▸ **What is expected**
Copy out the listing in full, exactly as written, but not its pictures.

Stored data entries
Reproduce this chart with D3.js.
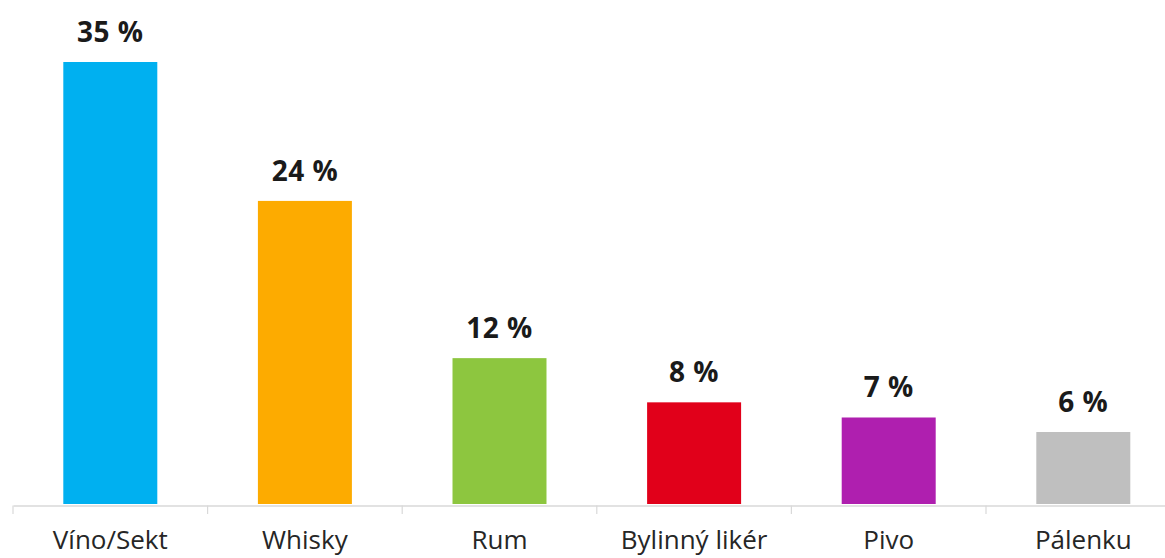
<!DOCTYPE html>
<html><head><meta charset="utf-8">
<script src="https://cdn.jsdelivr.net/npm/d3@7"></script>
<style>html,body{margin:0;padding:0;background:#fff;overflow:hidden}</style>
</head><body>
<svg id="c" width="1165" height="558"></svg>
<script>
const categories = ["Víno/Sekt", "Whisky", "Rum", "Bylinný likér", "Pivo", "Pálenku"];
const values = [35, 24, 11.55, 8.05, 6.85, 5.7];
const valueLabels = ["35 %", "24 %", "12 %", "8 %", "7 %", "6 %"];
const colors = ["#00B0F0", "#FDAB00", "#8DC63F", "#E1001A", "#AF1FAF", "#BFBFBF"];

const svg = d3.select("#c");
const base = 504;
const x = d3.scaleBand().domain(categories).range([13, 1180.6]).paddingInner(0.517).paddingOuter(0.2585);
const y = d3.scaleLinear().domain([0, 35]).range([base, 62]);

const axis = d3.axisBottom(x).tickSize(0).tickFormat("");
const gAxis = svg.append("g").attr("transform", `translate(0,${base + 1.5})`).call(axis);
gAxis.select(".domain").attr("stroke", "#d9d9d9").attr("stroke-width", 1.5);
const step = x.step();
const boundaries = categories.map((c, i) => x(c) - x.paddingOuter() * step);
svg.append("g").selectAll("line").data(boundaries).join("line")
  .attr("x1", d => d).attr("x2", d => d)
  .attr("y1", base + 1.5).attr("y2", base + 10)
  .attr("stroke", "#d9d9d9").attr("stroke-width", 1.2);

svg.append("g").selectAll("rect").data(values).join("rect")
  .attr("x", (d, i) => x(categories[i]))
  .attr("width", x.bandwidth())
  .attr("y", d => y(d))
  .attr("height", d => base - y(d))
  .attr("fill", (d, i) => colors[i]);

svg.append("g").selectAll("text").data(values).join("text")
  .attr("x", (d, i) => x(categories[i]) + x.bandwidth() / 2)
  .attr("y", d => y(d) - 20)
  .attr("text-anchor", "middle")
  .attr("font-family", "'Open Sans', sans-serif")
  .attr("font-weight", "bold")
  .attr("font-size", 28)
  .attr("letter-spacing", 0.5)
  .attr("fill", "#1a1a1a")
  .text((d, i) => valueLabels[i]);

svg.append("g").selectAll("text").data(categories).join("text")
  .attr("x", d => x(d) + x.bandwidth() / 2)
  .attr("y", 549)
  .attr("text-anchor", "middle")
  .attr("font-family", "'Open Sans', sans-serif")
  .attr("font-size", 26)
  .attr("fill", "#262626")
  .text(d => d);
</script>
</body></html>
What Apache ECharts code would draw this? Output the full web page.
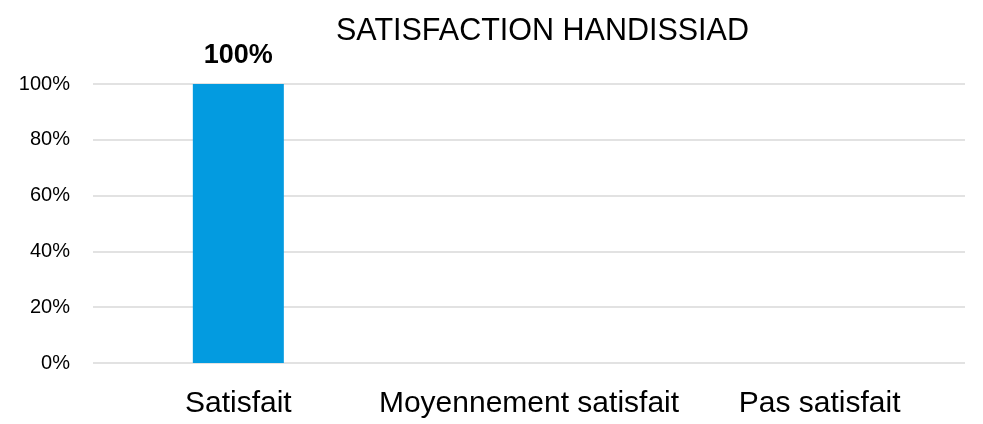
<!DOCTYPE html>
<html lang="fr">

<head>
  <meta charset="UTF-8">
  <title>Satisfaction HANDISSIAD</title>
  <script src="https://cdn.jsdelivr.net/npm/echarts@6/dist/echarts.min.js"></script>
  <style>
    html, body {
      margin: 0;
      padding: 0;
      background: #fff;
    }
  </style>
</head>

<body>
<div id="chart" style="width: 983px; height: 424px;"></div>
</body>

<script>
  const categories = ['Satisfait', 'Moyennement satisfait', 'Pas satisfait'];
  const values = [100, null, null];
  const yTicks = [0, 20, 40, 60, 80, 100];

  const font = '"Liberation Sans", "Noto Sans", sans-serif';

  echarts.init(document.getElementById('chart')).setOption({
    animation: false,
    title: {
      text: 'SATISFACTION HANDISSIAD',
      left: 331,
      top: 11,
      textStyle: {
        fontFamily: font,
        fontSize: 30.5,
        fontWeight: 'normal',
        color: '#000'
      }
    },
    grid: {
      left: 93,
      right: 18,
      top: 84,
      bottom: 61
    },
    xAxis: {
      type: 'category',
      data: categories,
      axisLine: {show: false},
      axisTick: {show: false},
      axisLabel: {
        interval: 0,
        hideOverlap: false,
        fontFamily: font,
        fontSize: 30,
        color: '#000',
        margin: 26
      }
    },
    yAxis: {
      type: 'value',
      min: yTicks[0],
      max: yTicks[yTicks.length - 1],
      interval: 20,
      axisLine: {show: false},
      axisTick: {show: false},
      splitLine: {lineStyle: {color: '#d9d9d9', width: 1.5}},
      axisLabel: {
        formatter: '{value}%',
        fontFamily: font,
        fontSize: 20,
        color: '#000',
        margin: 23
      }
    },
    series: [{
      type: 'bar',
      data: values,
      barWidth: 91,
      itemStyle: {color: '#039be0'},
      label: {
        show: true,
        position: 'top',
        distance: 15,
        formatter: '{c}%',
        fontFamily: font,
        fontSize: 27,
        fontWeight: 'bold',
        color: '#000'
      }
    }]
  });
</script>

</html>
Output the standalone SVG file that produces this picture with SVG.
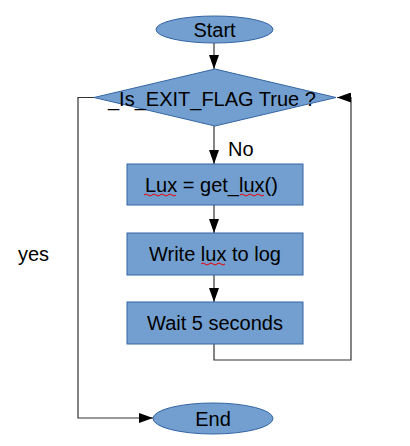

▸ **Response to this exercise**
Reproduce this chart with D3.js.
<!DOCTYPE html>
<html><head><meta charset="utf-8">
<script src="https://cdn.jsdelivr.net/npm/d3@7"></script>
<style>html,body{margin:0;padding:0;background:#fff;overflow:hidden}</style>
</head><body>
<svg id="c" width="1165" height="558"></svg>
<script>
const categories = ["Víno/Sekt", "Whisky", "Rum", "Bylinný likér", "Pivo", "Pálenku"];
const values = [35, 24, 11.55, 8.05, 6.85, 5.7];
const valueLabels = ["35 %", "24 %", "12 %", "8 %", "7 %", "6 %"];
const colors = ["#00B0F0", "#FDAB00", "#8DC63F", "#E1001A", "#AF1FAF", "#BFBFBF"];

const svg = d3.select("#c");
const base = 504;
const x = d3.scaleBand().domain(categories).range([13, 1180.6]).paddingInner(0.517).paddingOuter(0.2585);
const y = d3.scaleLinear().domain([0, 35]).range([base, 62]);

const axis = d3.axisBottom(x).tickSize(0).tickFormat("");
const gAxis = svg.append("g").attr("transform", `translate(0,${base + 1.5})`).call(axis);
gAxis.select(".domain").attr("stroke", "#d9d9d9").attr("stroke-width", 1.5);
const step = x.step();
const boundaries = categories.map((c, i) => x(c) - x.paddingOuter() * step);
svg.append("g").selectAll("line").data(boundaries).join("line")
  .attr("x1", d => d).attr("x2", d => d)
  .attr("y1", base + 1.5).attr("y2", base + 10)
  .attr("stroke", "#d9d9d9").attr("stroke-width", 1.2);

svg.append("g").selectAll("rect").data(values).join("rect")
  .attr("x", (d, i) => x(categories[i]))
  .attr("width", x.bandwidth())
  .attr("y", d => y(d))
  .attr("height", d => base - y(d))
  .attr("fill", (d, i) => colors[i]);

svg.append("g").selectAll("text").data(values).join("text")
  .attr("x", (d, i) => x(categories[i]) + x.bandwidth() / 2)
  .attr("y", d => y(d) - 20)
  .attr("text-anchor", "middle")
  .attr("font-family", "'Open Sans', sans-serif")
  .attr("font-weight", "bold")
  .attr("font-size", 28)
  .attr("letter-spacing", 0.5)
  .attr("fill", "#1a1a1a")
  .text((d, i) => valueLabels[i]);

svg.append("g").selectAll("text").data(categories).join("text")
  .attr("x", d => x(d) + x.bandwidth() / 2)
  .attr("y", 549)
  .attr("text-anchor", "middle")
  .attr("font-family", "'Open Sans', sans-serif")
  .attr("font-size", 26)
  .attr("fill", "#262626")
  .text(d => d);
</script>
</body></html>
What Apache ECharts code would draw this? Output the full web page.
<!DOCTYPE html>
<html lang="fr">

<head>
  <meta charset="UTF-8">
  <title>Satisfaction HANDISSIAD</title>
  <script src="https://cdn.jsdelivr.net/npm/echarts@6/dist/echarts.min.js"></script>
  <style>
    html, body {
      margin: 0;
      padding: 0;
      background: #fff;
    }
  </style>
</head>

<body>
<div id="chart" style="width: 983px; height: 424px;"></div>
</body>

<script>
  const categories = ['Satisfait', 'Moyennement satisfait', 'Pas satisfait'];
  const values = [100, null, null];
  const yTicks = [0, 20, 40, 60, 80, 100];

  const font = '"Liberation Sans", "Noto Sans", sans-serif';

  echarts.init(document.getElementById('chart')).setOption({
    animation: false,
    title: {
      text: 'SATISFACTION HANDISSIAD',
      left: 331,
      top: 11,
      textStyle: {
        fontFamily: font,
        fontSize: 30.5,
        fontWeight: 'normal',
        color: '#000'
      }
    },
    grid: {
      left: 93,
      right: 18,
      top: 84,
      bottom: 61
    },
    xAxis: {
      type: 'category',
      data: categories,
      axisLine: {show: false},
      axisTick: {show: false},
      axisLabel: {
        interval: 0,
        hideOverlap: false,
        fontFamily: font,
        fontSize: 30,
        color: '#000',
        margin: 26
      }
    },
    yAxis: {
      type: 'value',
      min: yTicks[0],
      max: yTicks[yTicks.length - 1],
      interval: 20,
      axisLine: {show: false},
      axisTick: {show: false},
      splitLine: {lineStyle: {color: '#d9d9d9', width: 1.5}},
      axisLabel: {
        formatter: '{value}%',
        fontFamily: font,
        fontSize: 20,
        color: '#000',
        margin: 23
      }
    },
    series: [{
      type: 'bar',
      data: values,
      barWidth: 91,
      itemStyle: {color: '#039be0'},
      label: {
        show: true,
        position: 'top',
        distance: 15,
        formatter: '{c}%',
        fontFamily: font,
        fontSize: 27,
        fontWeight: 'bold',
        color: '#000'
      }
    }]
  });
</script>

</html>
Output the standalone SVG file that produces this picture with SVG.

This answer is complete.